MINISTRY SEEKS CBN'S INTERVENTION ON HOUSING FINANCE

By NBF News

In a bid to fashion out a way of providing housing finance that would make low cost houses available to low income earners in the country, the Federal Ministry of Lands, Housing and Urban Development has initiated a discussion with the Central Bank of Nigeria (CBN) and other relevant stakeholders.

Minister of Lands, Housing and Urban Development, Ms Ama Pepple disclosed this in Abuja while receiving the governing board of the Federal Housing Authority (FHA).

She said the current trend where much of the houses being built are only affordable to those in the high and middle income bracket was unacceptable to the government.

Pepple remarked that the ministry would soon come out with appropriate guidelines for accomplishing that purpose because it seeks to make great impact on a large segment of the populace within a short period of time.

It would be recalled that CBN announced a plan to set up a N200 billion National Housing/Mortgage Intervention Fund as part of efforts to increase access to affordable housing in the country.

Mr. Kola Durojaiye, a Deputy Director, Other Financial Institutions Department (OFID),who disclosed this in Lagos early this year, however noted that the proposed intervention fund would come into effect only after the reforms of the sub-sector.

He said that the reforms would be implemented over a period of 18 to 24 months, during which mortgage banks would be required to recapitalise to a new minimum capital base of N5 billion.

The Minister urged operators in the sector to look into available technology that would hasten the pace of housing delivery, adding that the current traditional mode was too slow for the target the government hoped to meet.

She noted that housing was an important yardstick for measuring the social, economic and health status of any economy, lamenting that Nigeria was burdened with a huge housing deficit.

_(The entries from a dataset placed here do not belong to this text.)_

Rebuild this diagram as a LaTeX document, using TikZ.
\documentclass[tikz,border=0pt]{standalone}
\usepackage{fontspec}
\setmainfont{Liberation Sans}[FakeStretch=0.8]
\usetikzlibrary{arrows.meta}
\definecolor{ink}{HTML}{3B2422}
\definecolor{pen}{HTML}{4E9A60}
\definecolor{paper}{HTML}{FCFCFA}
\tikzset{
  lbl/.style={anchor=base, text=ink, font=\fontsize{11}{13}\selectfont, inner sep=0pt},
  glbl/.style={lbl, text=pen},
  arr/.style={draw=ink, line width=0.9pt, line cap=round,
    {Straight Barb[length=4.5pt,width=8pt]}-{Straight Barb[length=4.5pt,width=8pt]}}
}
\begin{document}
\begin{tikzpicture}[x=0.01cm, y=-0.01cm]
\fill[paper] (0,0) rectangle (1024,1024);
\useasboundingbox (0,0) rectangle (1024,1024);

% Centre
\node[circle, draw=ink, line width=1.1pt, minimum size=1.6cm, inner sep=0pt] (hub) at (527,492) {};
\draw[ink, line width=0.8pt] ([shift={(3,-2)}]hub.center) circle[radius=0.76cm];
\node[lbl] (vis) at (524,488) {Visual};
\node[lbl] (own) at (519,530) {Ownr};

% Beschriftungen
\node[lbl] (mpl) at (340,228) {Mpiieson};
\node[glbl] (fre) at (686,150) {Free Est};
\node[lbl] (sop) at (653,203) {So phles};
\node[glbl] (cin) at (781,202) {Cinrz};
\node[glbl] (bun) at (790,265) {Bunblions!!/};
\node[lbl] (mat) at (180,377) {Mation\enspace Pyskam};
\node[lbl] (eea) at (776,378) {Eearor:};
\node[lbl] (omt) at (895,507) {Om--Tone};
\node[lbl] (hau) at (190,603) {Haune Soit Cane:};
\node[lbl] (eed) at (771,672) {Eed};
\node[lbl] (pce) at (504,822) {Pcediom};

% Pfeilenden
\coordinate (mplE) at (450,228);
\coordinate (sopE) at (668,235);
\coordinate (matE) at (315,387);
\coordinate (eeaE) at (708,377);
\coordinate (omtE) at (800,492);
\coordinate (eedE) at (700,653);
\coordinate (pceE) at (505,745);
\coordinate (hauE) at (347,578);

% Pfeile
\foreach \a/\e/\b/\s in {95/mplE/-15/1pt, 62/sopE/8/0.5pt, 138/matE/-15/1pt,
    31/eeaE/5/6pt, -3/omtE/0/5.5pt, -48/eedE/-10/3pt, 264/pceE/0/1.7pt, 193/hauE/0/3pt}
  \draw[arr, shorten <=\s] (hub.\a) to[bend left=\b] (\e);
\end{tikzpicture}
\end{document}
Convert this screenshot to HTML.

She blamed the deficit on the nation's land tenure system among other factors and called for urgent steps to redress the trend in order to make life more comfortable for the less privileged.

Earlier, Chairman of the Board of FHA, Mrs. Chidi Onyemelukwe, said the team which had been in place for two years had put in place new processes and procedures for the allocation of houses built by the Authority.

Onyemelukwe said lack of funds was the main challenge facing the Authority and that it was to tackle it that FHA resorted to public private partnerships.

She however noted that houses built through such delivery model were only affordable by high income earners.

She urged the Minister to assist the Authority by taking the issue to government with a view to getting FHA back into the budget.

In his own remarks, FHA's Managing Director, Arc Terver Gemade said the Authority required the Minister's support in pressing for the release of a special construction intervention finance to enable it build houses for low income earners nationwide.